Copy every entry word for word. Skip the pictures.

--- BEGIN ---

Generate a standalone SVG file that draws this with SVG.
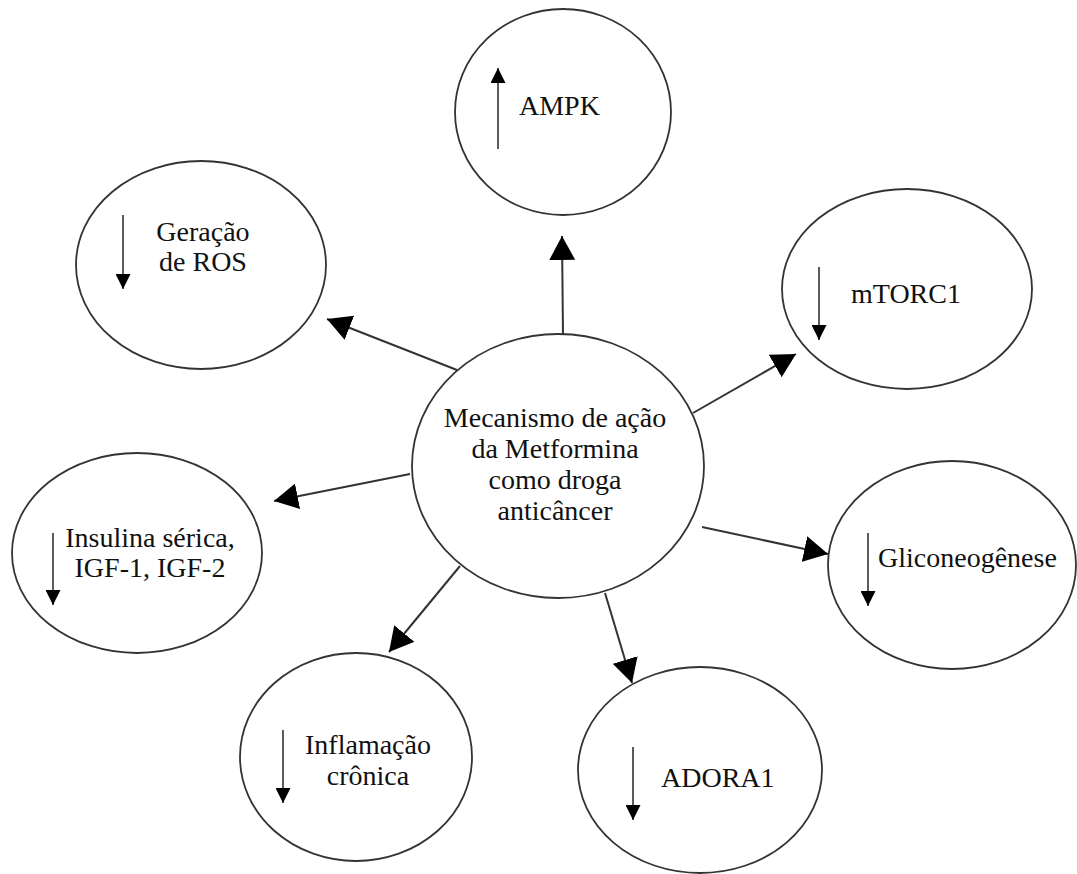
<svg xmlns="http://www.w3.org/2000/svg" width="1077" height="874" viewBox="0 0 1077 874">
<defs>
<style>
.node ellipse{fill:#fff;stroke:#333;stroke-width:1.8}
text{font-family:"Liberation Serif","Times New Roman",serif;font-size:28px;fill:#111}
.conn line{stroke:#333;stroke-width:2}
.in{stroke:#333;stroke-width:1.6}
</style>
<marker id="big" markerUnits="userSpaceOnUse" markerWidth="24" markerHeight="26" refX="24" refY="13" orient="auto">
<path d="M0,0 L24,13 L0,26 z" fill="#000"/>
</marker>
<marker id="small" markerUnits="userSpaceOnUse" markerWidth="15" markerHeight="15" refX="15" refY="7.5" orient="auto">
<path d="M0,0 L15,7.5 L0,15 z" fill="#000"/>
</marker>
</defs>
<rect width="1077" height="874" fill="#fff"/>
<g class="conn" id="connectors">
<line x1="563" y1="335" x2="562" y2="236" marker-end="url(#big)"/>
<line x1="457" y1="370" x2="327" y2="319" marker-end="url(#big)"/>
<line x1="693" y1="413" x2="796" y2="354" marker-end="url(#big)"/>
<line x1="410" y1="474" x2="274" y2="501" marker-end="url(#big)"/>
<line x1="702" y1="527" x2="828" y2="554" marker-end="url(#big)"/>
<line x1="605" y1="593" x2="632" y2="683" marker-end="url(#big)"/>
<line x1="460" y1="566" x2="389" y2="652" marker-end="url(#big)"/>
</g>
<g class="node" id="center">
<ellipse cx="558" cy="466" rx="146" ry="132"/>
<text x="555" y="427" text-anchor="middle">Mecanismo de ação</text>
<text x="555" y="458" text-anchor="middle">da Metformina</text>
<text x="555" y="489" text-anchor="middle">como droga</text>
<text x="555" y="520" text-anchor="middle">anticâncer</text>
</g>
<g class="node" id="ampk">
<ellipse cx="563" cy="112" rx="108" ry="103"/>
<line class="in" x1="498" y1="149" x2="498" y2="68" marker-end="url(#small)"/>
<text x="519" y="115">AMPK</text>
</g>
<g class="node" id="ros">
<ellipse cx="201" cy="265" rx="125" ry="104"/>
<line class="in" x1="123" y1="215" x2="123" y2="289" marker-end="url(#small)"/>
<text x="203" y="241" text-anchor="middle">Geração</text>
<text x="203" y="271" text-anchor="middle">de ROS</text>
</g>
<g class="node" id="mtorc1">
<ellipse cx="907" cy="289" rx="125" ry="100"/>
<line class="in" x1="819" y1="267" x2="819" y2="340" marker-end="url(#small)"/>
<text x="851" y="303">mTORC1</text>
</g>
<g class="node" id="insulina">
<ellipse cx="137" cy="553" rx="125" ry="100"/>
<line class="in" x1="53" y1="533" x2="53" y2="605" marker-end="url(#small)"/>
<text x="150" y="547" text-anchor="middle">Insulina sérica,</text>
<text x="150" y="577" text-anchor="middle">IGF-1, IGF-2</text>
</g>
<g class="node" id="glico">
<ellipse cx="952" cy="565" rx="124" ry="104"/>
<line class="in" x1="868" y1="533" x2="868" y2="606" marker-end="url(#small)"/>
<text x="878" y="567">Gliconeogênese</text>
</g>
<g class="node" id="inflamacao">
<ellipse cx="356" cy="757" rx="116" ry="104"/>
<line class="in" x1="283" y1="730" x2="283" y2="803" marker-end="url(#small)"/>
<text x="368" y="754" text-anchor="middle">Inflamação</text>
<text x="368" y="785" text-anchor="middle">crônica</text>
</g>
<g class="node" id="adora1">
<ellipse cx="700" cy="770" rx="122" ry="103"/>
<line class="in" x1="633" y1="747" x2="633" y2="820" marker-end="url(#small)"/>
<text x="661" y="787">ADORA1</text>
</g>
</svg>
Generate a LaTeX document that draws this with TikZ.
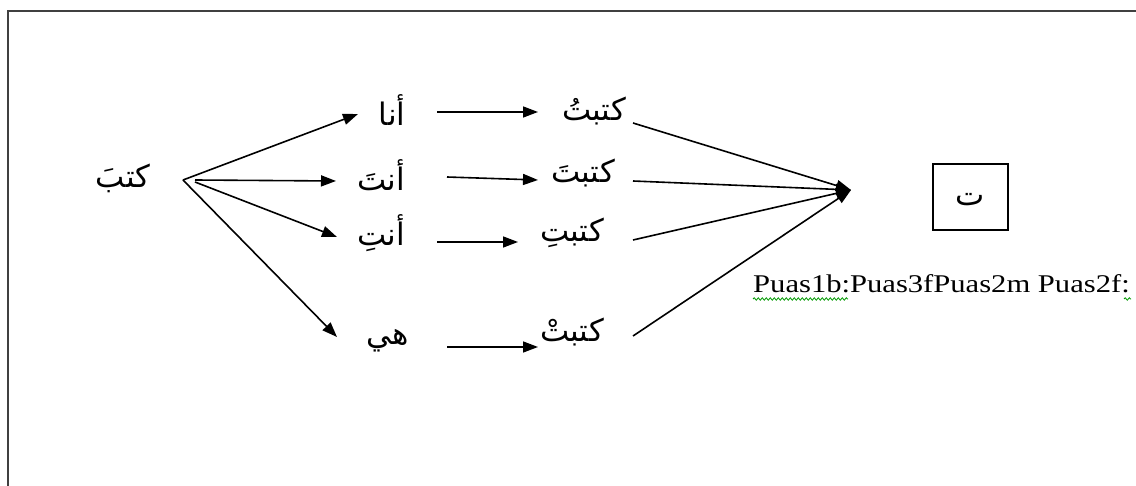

--- END ---

RESULT BELOW:
Generate a standalone SVG file that draws this with SVG.
<svg xmlns="http://www.w3.org/2000/svg" width="1077" height="874" viewBox="0 0 1077 874">
<defs>
<style>
.node ellipse{fill:#fff;stroke:#333;stroke-width:1.8}
text{font-family:"Liberation Serif","Times New Roman",serif;font-size:28px;fill:#111}
.conn line{stroke:#333;stroke-width:2}
.in{stroke:#333;stroke-width:1.6}
</style>
<marker id="big" markerUnits="userSpaceOnUse" markerWidth="24" markerHeight="26" refX="24" refY="13" orient="auto">
<path d="M0,0 L24,13 L0,26 z" fill="#000"/>
</marker>
<marker id="small" markerUnits="userSpaceOnUse" markerWidth="15" markerHeight="15" refX="15" refY="7.5" orient="auto">
<path d="M0,0 L15,7.5 L0,15 z" fill="#000"/>
</marker>
</defs>
<rect width="1077" height="874" fill="#fff"/>
<g class="conn" id="connectors">
<line x1="563" y1="335" x2="562" y2="236" marker-end="url(#big)"/>
<line x1="457" y1="370" x2="327" y2="319" marker-end="url(#big)"/>
<line x1="693" y1="413" x2="796" y2="354" marker-end="url(#big)"/>
<line x1="410" y1="474" x2="274" y2="501" marker-end="url(#big)"/>
<line x1="702" y1="527" x2="828" y2="554" marker-end="url(#big)"/>
<line x1="605" y1="593" x2="632" y2="683" marker-end="url(#big)"/>
<line x1="460" y1="566" x2="389" y2="652" marker-end="url(#big)"/>
</g>
<g class="node" id="center">
<ellipse cx="558" cy="466" rx="146" ry="132"/>
<text x="555" y="427" text-anchor="middle">Mecanismo de ação</text>
<text x="555" y="458" text-anchor="middle">da Metformina</text>
<text x="555" y="489" text-anchor="middle">como droga</text>
<text x="555" y="520" text-anchor="middle">anticâncer</text>
</g>
<g class="node" id="ampk">
<ellipse cx="563" cy="112" rx="108" ry="103"/>
<line class="in" x1="498" y1="149" x2="498" y2="68" marker-end="url(#small)"/>
<text x="519" y="115">AMPK</text>
</g>
<g class="node" id="ros">
<ellipse cx="201" cy="265" rx="125" ry="104"/>
<line class="in" x1="123" y1="215" x2="123" y2="289" marker-end="url(#small)"/>
<text x="203" y="241" text-anchor="middle">Geração</text>
<text x="203" y="271" text-anchor="middle">de ROS</text>
</g>
<g class="node" id="mtorc1">
<ellipse cx="907" cy="289" rx="125" ry="100"/>
<line class="in" x1="819" y1="267" x2="819" y2="340" marker-end="url(#small)"/>
<text x="851" y="303">mTORC1</text>
</g>
<g class="node" id="insulina">
<ellipse cx="137" cy="553" rx="125" ry="100"/>
<line class="in" x1="53" y1="533" x2="53" y2="605" marker-end="url(#small)"/>
<text x="150" y="547" text-anchor="middle">Insulina sérica,</text>
<text x="150" y="577" text-anchor="middle">IGF-1, IGF-2</text>
</g>
<g class="node" id="glico">
<ellipse cx="952" cy="565" rx="124" ry="104"/>
<line class="in" x1="868" y1="533" x2="868" y2="606" marker-end="url(#small)"/>
<text x="878" y="567">Gliconeogênese</text>
</g>
<g class="node" id="inflamacao">
<ellipse cx="356" cy="757" rx="116" ry="104"/>
<line class="in" x1="283" y1="730" x2="283" y2="803" marker-end="url(#small)"/>
<text x="368" y="754" text-anchor="middle">Inflamação</text>
<text x="368" y="785" text-anchor="middle">crônica</text>
</g>
<g class="node" id="adora1">
<ellipse cx="700" cy="770" rx="122" ry="103"/>
<line class="in" x1="633" y1="747" x2="633" y2="820" marker-end="url(#small)"/>
<text x="661" y="787">ADORA1</text>
</g>
</svg>
Generate a LaTeX document that draws this with TikZ.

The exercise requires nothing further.